Bay Area/ San Francisco/ Crime & Emergencies
Published on June 03, 2020
San Francisco to lift curfew Thursday morningPhoto: Beth Thomas/Hoodline

San Francisco's curfew will be lifted tomorrow morning at 5 a.m., Mayor London Breed said Wednesday.

Last Sunday, Breed enacted the curfew from 8 p.m. to 5 a.m., citing "vandalism and violence" at Saturday evening's protest of the police killing of George Floyd.

However, Breed appears to have changed her tune after a debate about the curfew at last night's Board of Supervisors meeting, in which several supervisors argued that its indefinite status was, in the words of District 9 Supervisor Hillary Ronen, "an extraordinary taking away of our constitutional rights."

"The protests we have seen in this city and across the country are for an important cause," Breed said in a statement today. "Our city will continue to facilitate any and all peaceful demonstrations."

Ronen and at least three other Supervisors — District 5's Dean Preston, District 10's Shamann Walton and District 6's Matt Haney, praised the lifted curfew on Twitter. 

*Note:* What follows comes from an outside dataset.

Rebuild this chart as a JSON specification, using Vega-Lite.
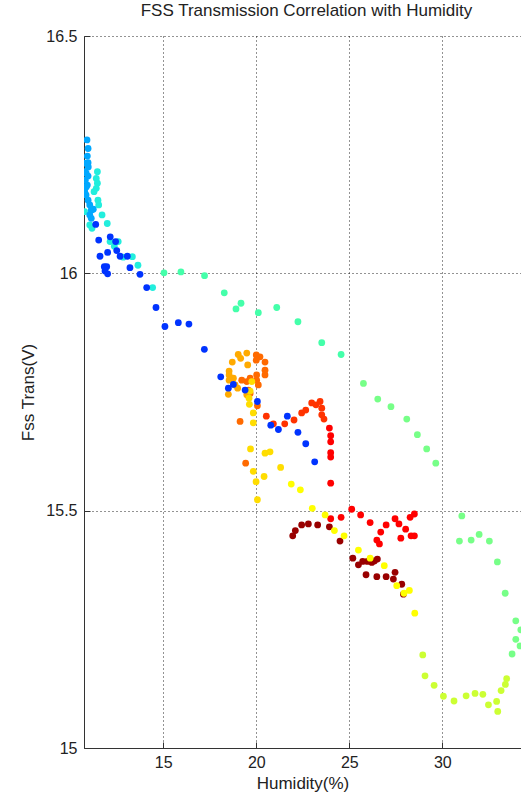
{
  "$schema": "https://vega.github.io/schema/vega-lite/v6.json",
  "width": 437,
  "height": 712,
  "autosize": {"type": "none"},
  "padding": {"left": 84, "top": 36, "right": 0, "bottom": 48},
  "background": "white",
  "config": {
    "view": {"stroke": null},
    "font": "Liberation Sans",
    "axis": {
      "domainColor": "#333333",
      "domainWidth": 1,
      "tickColor": "#333333",
      "tickSize": -6,
      "labelColor": "#222222",
      "labelFontSize": 16,
      "labelFont": "Liberation Sans",
      "titleFont": "Liberation Sans",
      "titleFontWeight": "normal",
      "titleFontSize": 17,
      "titleColor": "#222222",
      "gridColor": "#000000",
      "gridDash": [1, 3],
      "gridOpacity": 0.85,
      "gridWidth": 1
    }
  },
  "title": {
    "text": "FSS Transmission Correlation with Humidity",
    "fontSize": 17,
    "fontWeight": "normal",
    "font": "Liberation Sans",
    "color": "#222222",
    "anchor": "middle",
    "dx": 4,
    "offset": 8
  },
  "data": {
    "values": [
      {"x": 21.96, "y": 15.447, "g": "dr"}, {"x": 22.10, "y": 15.458, "g": "dr"}, {"x": 22.44, "y": 15.470, "g": "dr"},
      {"x": 22.80, "y": 15.472, "g": "dr"}, {"x": 23.30, "y": 15.470, "g": "dr"}, {"x": 23.93, "y": 15.466, "g": "dr"},
      {"x": 24.50, "y": 15.436, "g": "dr"}, {"x": 25.19, "y": 15.400, "g": "dr"}, {"x": 25.49, "y": 15.386, "g": "dr"},
      {"x": 25.72, "y": 15.393, "g": "dr"}, {"x": 25.97, "y": 15.393, "g": "dr"}, {"x": 26.21, "y": 15.391, "g": "dr"},
      {"x": 26.35, "y": 15.394, "g": "dr"}, {"x": 26.51, "y": 15.398, "g": "dr"}, {"x": 25.90, "y": 15.365, "g": "dr"},
      {"x": 26.48, "y": 15.361, "g": "dr"}, {"x": 26.98, "y": 15.361, "g": "dr"}, {"x": 27.37, "y": 15.356, "g": "dr"},
      {"x": 27.46, "y": 15.370, "g": "dr"}, {"x": 27.82, "y": 15.345, "g": "dr"}, {"x": 27.91, "y": 15.324, "g": "dr"},

      {"x": 23.93, "y": 15.674, "g": "rd"}, {"x": 24.00, "y": 15.658, "g": "rd"}, {"x": 24.00, "y": 15.645, "g": "rd"},
      {"x": 24.00, "y": 15.622, "g": "rd"}, {"x": 24.00, "y": 15.613, "g": "rd"}, {"x": 24.00, "y": 15.558, "g": "rd"},
      {"x": 25.13, "y": 15.503, "g": "rd"}, {"x": 25.61, "y": 15.491, "g": "rd"}, {"x": 24.56, "y": 15.486, "g": "rd"},
      {"x": 24.00, "y": 15.483, "g": "rd"}, {"x": 26.12, "y": 15.475, "g": "rd"}, {"x": 26.98, "y": 15.470, "g": "rd"},
      {"x": 27.46, "y": 15.483, "g": "rd"}, {"x": 27.67, "y": 15.472, "g": "rd"}, {"x": 28.03, "y": 15.461, "g": "rd"},
      {"x": 26.69, "y": 15.455, "g": "rd"}, {"x": 26.48, "y": 15.438, "g": "rd"}, {"x": 26.62, "y": 15.430, "g": "rd"},
      {"x": 27.77, "y": 15.442, "g": "rd"}, {"x": 28.32, "y": 15.447, "g": "rd"}, {"x": 28.50, "y": 15.447, "g": "rd"},
      {"x": 28.27, "y": 15.486, "g": "rd"}, {"x": 28.50, "y": 15.493, "g": "rd"},

      {"x": 20.54, "y": 15.699, "g": "ro"}, {"x": 20.92, "y": 15.683, "g": "ro"}, {"x": 21.53, "y": 15.683, "g": "ro"},
      {"x": 22.03, "y": 15.691, "g": "ro"}, {"x": 22.44, "y": 15.706, "g": "ro"}, {"x": 22.66, "y": 15.712, "g": "ro"},
      {"x": 22.98, "y": 15.727, "g": "ro"}, {"x": 23.21, "y": 15.723, "g": "ro"}, {"x": 23.43, "y": 15.730, "g": "ro"},
      {"x": 23.52, "y": 15.716, "g": "ro"}, {"x": 23.52, "y": 15.702, "g": "ro"}, {"x": 23.64, "y": 15.693, "g": "ro"},

      {"x": 19.13, "y": 15.688, "g": "do"}, {"x": 19.43, "y": 15.600, "g": "do"}, {"x": 20.00, "y": 15.828, "g": "do"},
      {"x": 20.20, "y": 15.824, "g": "do"}, {"x": 20.47, "y": 15.813, "g": "do"}, {"x": 20.47, "y": 15.796, "g": "do"},
      {"x": 20.47, "y": 15.786, "g": "do"}, {"x": 20.02, "y": 15.786, "g": "do"}, {"x": 19.22, "y": 15.775, "g": "do"},
      {"x": 19.49, "y": 15.772, "g": "do"}, {"x": 19.67, "y": 15.779, "g": "do"}, {"x": 20.02, "y": 15.775, "g": "do"},
      {"x": 20.11, "y": 15.765, "g": "do"}, {"x": 19.58, "y": 15.754, "g": "do"}, {"x": 19.67, "y": 15.747, "g": "do"},
      {"x": 20.06, "y": 15.721, "g": "do"}, {"x": 20.00, "y": 15.817, "g": "do"},

      {"x": 19.03, "y": 15.829, "g": "or"}, {"x": 19.49, "y": 15.832, "g": "or"}, {"x": 19.16, "y": 15.821, "g": "or"},
      {"x": 18.71, "y": 15.813, "g": "or"}, {"x": 19.54, "y": 15.807, "g": "or"}, {"x": 18.54, "y": 15.794, "g": "or"},
      {"x": 18.54, "y": 15.786, "g": "or"}, {"x": 18.77, "y": 15.779, "g": "or"}, {"x": 18.54, "y": 15.775, "g": "or"},
      {"x": 18.50, "y": 15.745, "g": "or"}, {"x": 19.00, "y": 15.758, "g": "or"}, {"x": 19.49, "y": 15.744, "g": "or"},
      {"x": 18.86, "y": 15.765, "g": "or"},

      {"x": 21.31, "y": 15.591, "g": "go"}, {"x": 20.42, "y": 15.572, "g": "go"}, {"x": 19.99, "y": 15.561, "g": "go"},
      {"x": 20.06, "y": 15.523, "g": "go"}, {"x": 19.84, "y": 15.583, "g": "go"}, {"x": 20.47, "y": 15.621, "g": "go"},
      {"x": 20.74, "y": 15.624, "g": "go"}, {"x": 19.69, "y": 15.630, "g": "go"}, {"x": 19.84, "y": 15.685, "g": "go"},
      {"x": 19.84, "y": 15.706, "g": "go"}, {"x": 19.63, "y": 15.724, "g": "go"}, {"x": 19.61, "y": 15.737, "g": "go"},
      {"x": 19.67, "y": 15.752, "g": "go"}, {"x": 19.76, "y": 15.772, "g": "go"},

      {"x": 28.52, "y": 15.284, "g": "ye"}, {"x": 28.23, "y": 15.332, "g": "ye"}, {"x": 27.94, "y": 15.326, "g": "ye"},
      {"x": 27.55, "y": 15.342, "g": "ye"}, {"x": 26.88, "y": 15.384, "g": "ye"}, {"x": 26.12, "y": 15.400, "g": "ye"},
      {"x": 25.49, "y": 15.417, "g": "ye"}, {"x": 24.72, "y": 15.447, "g": "ye"}, {"x": 24.20, "y": 15.458, "g": "ye"},
      {"x": 23.70, "y": 15.491, "g": "ye"}, {"x": 23.01, "y": 15.505, "g": "ye"}, {"x": 22.37, "y": 15.544, "g": "ye"},
      {"x": 21.88, "y": 15.556, "g": "ye"},

      {"x": 33.46, "y": 15.146, "g": "yg"}, {"x": 33.39, "y": 15.134, "g": "yg"}, {"x": 33.16, "y": 15.121, "g": "yg"},
      {"x": 32.98, "y": 15.077, "g": "yg"}, {"x": 32.92, "y": 15.098, "g": "yg"}, {"x": 32.48, "y": 15.091, "g": "yg"},
      {"x": 32.18, "y": 15.113, "g": "yg"}, {"x": 31.76, "y": 15.115, "g": "yg"}, {"x": 31.28, "y": 15.110, "g": "yg"},
      {"x": 30.63, "y": 15.099, "g": "yg"}, {"x": 30.06, "y": 15.109, "g": "yg"}, {"x": 29.56, "y": 15.132, "g": "yg"},
      {"x": 29.07, "y": 15.152, "g": "yg"}, {"x": 28.95, "y": 15.196, "g": "yg"},

      {"x": 25.76, "y": 15.768, "g": "lg"}, {"x": 26.53, "y": 15.735, "g": "lg"}, {"x": 27.24, "y": 15.719, "g": "lg"},
      {"x": 28.09, "y": 15.693, "g": "lg"}, {"x": 28.66, "y": 15.660, "g": "lg"}, {"x": 29.16, "y": 15.630, "g": "lg"},
      {"x": 29.65, "y": 15.600, "g": "lg"}, {"x": 31.05, "y": 15.489, "g": "lg"}, {"x": 30.92, "y": 15.436, "g": "lg"},
      {"x": 31.55, "y": 15.438, "g": "lg"}, {"x": 31.98, "y": 15.450, "g": "lg"}, {"x": 32.53, "y": 15.436, "g": "lg"},
      {"x": 32.96, "y": 15.392, "g": "lg"}, {"x": 33.38, "y": 15.326, "g": "lg"}, {"x": 33.95, "y": 15.268, "g": "lg"},
      {"x": 34.22, "y": 15.249, "g": "lg"}, {"x": 33.95, "y": 15.229, "g": "lg"}, {"x": 34.18, "y": 15.215, "g": "lg"},
      {"x": 33.75, "y": 15.198, "g": "lg"},

      {"x": 15.04, "y": 16.001, "g": "aq"}, {"x": 15.95, "y": 16.003, "g": "aq"}, {"x": 17.22, "y": 15.995, "g": "aq"},
      {"x": 18.28, "y": 15.959, "g": "aq"}, {"x": 19.18, "y": 15.937, "g": "aq"}, {"x": 18.91, "y": 15.925, "g": "aq"},
      {"x": 20.11, "y": 15.917, "g": "aq"}, {"x": 21.10, "y": 15.928, "g": "aq"}, {"x": 22.24, "y": 15.898, "g": "aq"},
      {"x": 23.52, "y": 15.854, "g": "aq"}, {"x": 24.56, "y": 15.829, "g": "aq"},

      {"x": 11.46, "y": 16.214, "g": "cy"}, {"x": 11.40, "y": 16.200, "g": "cy"}, {"x": 11.46, "y": 16.190, "g": "cy"},
      {"x": 11.40, "y": 16.179, "g": "cy"}, {"x": 11.28, "y": 16.172, "g": "cy"}, {"x": 11.49, "y": 16.154, "g": "cy"},
      {"x": 11.53, "y": 16.144, "g": "cy"}, {"x": 11.71, "y": 16.123, "g": "cy"}, {"x": 11.99, "y": 16.105, "g": "cy"},
      {"x": 10.77, "y": 16.130, "g": "cy"}, {"x": 11.05, "y": 16.102, "g": "cy"}, {"x": 11.17, "y": 16.095, "g": "cy"},
      {"x": 12.14, "y": 16.067, "g": "cy"}, {"x": 12.58, "y": 16.067, "g": "cy"}, {"x": 12.37, "y": 16.057, "g": "cy"},
      {"x": 12.85, "y": 16.034, "g": "cy"}, {"x": 13.34, "y": 16.035, "g": "cy"}, {"x": 13.64, "y": 16.017, "g": "cy"},
      {"x": 14.43, "y": 15.970, "g": "cy"},

      {"x": 10.90, "y": 16.281, "g": "lb"}, {"x": 10.96, "y": 16.263, "g": "lb"}, {"x": 10.92, "y": 16.247, "g": "lb"},
      {"x": 10.81, "y": 16.232, "g": "lb"}, {"x": 10.96, "y": 16.233, "g": "lb"}, {"x": 10.77, "y": 16.214, "g": "lb"},
      {"x": 10.86, "y": 16.211, "g": "lb"}, {"x": 10.81, "y": 16.196, "g": "lb"}, {"x": 10.86, "y": 16.182, "g": "lb"},
      {"x": 10.78, "y": 16.172, "g": "lb"}, {"x": 10.96, "y": 16.154, "g": "lb"}, {"x": 11.05, "y": 16.144, "g": "lb"},
      {"x": 11.13, "y": 16.133, "g": "lb"}, {"x": 11.05, "y": 16.123, "g": "lb"}, {"x": 11.13, "y": 16.116, "g": "lb"},
      {"x": 11.24, "y": 16.135, "g": "lb"}, {"x": 10.92, "y": 16.186, "g": "lb"}, {"x": 10.97, "y": 16.224, "g": "lb"},
      {"x": 10.85, "y": 16.165, "g": "lb"}, {"x": 10.96, "y": 16.205, "g": "lb"},

      {"x": 11.37, "y": 16.103, "g": "bl"}, {"x": 11.53, "y": 16.070, "g": "bl"}, {"x": 12.15, "y": 16.077, "g": "bl"},
      {"x": 12.44, "y": 16.067, "g": "bl"}, {"x": 12.01, "y": 16.044, "g": "bl"}, {"x": 12.50, "y": 16.048, "g": "bl"},
      {"x": 12.68, "y": 16.036, "g": "bl"}, {"x": 13.07, "y": 16.036, "g": "bl"}, {"x": 11.60, "y": 16.036, "g": "bl"},
      {"x": 11.83, "y": 16.014, "g": "bl"}, {"x": 11.96, "y": 16.014, "g": "bl"}, {"x": 11.87, "y": 16.005, "g": "bl"},
      {"x": 12.01, "y": 15.999, "g": "bl"}, {"x": 13.21, "y": 16.012, "g": "bl"}, {"x": 13.75, "y": 15.998, "g": "bl"},
      {"x": 14.11, "y": 15.970, "g": "bl"}, {"x": 14.61, "y": 15.928, "g": "bl"}, {"x": 15.09, "y": 15.888, "g": "bl"},
      {"x": 15.81, "y": 15.896, "g": "bl"}, {"x": 16.38, "y": 15.893, "g": "bl"}, {"x": 17.21, "y": 15.840, "g": "bl"},
      {"x": 18.09, "y": 15.782, "g": "bl"}, {"x": 18.77, "y": 15.766, "g": "bl"}, {"x": 18.50, "y": 15.758, "g": "bl"},
      {"x": 19.40, "y": 15.754, "g": "bl"}, {"x": 20.06, "y": 15.730, "g": "bl"}, {"x": 21.67, "y": 15.699, "g": "bl"},
      {"x": 20.78, "y": 15.680, "g": "bl"}, {"x": 21.19, "y": 15.671, "g": "bl"}, {"x": 22.24, "y": 15.665, "g": "bl"},
      {"x": 22.66, "y": 15.641, "g": "bl"}, {"x": 23.14, "y": 15.603, "g": "bl"}
    ]
  },
  "mark": {"type": "point", "filled": true, "opacity": 1, "size": 46, "shape": "circle", "clip": true},
  "encoding": {
    "x": {
      "field": "x",
      "type": "quantitative",
      "scale": {"domain": [10.74, 34.23], "nice": false, "zero": false},
      "axis": {
        "title": "Humidity(%)",
        "values": [15, 20, 25, 30],
        "format": "~g",
        "labelPadding": 12,
        "titlePadding": 5
      }
    },
    "y": {
      "field": "y",
      "type": "quantitative",
      "scale": {"domain": [15, 16.5], "nice": false, "zero": false},
      "axis": {
        "title": "Fss Trans(V)",
        "values": [15, 15.5, 16, 16.5],
        "format": "~g",
        "labelPadding": 13,
        "titlePadding": 8
      }
    },
    "color": {
      "field": "g",
      "type": "nominal",
      "legend": null,
      "scale": {
        "domain": ["bl", "lb", "cy", "aq", "lg", "yg", "ye", "go", "or", "do", "ro", "rd", "dr"],
        "range": ["#0033ff", "#00a8ff", "#22eedd", "#44ffaa", "#77ff88", "#ccff33", "#ffff00", "#ffdd00", "#ffaa00", "#ff6a00", "#ff3300", "#ff0000", "#990000"]
      }
    }
  }
}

"This is the right approach," Haney wrote. "We can support freedom of speech, peaceful protest, and protect our residents."

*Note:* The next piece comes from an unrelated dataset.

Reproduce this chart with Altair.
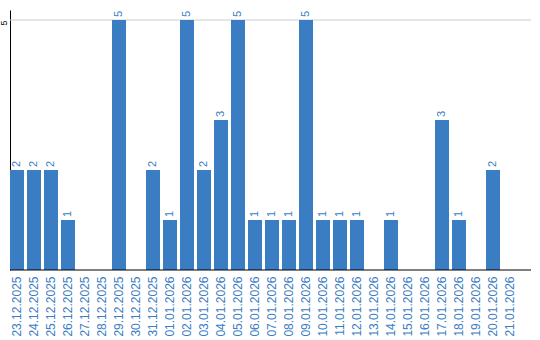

While Santa Clara County already ended its curfew on Tuesday, other Bay Area counties have not yet moved to either lift or extend their curfews. Currently, San Mateo County's curfew expires tomorrow morning at 5 a.m., while Alameda County's order is set to last until Friday at 5 a.m. 

Supervisors debate the curfew at last night's digital board meeting. | Screenshot: sfgovtv.org

The end of the curfew will likely be welcome news for many essential workers — technically exempt from the curfew, but subject to questioning by police while traveling — and for local restaurants, which were forced to suspend or cut back on takeout and delivery service in order to avoid violating the curfew.

Not everyone at yesterday's Board of Supervisors meeting was in favor of lifting the curfew. Supervisors Sandra Lee Fewer, Rafael Mandelman, and Ahsha Safai all argued in support of it. 

“We have a president who incites people, we have people who are out of their minds with guns,” Fewer said. “The reality of it is, this is an out-of-control situation."

SFPD Chief Bill Scott also pushed to extend the curfew with daily re-evaluations, telling the Supervisors that "things can spin up at a moment's notice" and that the curfew "does allow us the ability to get in front of this."

At the meeting, the Supervisors ultimately voted 6-5 to delay their decision on the curfew to a special board meeting tomorrow. Prior to Breed's decision today, the board would have had to vote unanimously to lift the curfew.

Another protest will start today at 4 p.m. at Mission High School, marching to the Mission Police Department.

"We know that the overwhelming majority of people out protesting are doing so peacefully, and we trust that will continue," Breed said in Wednesday's statement.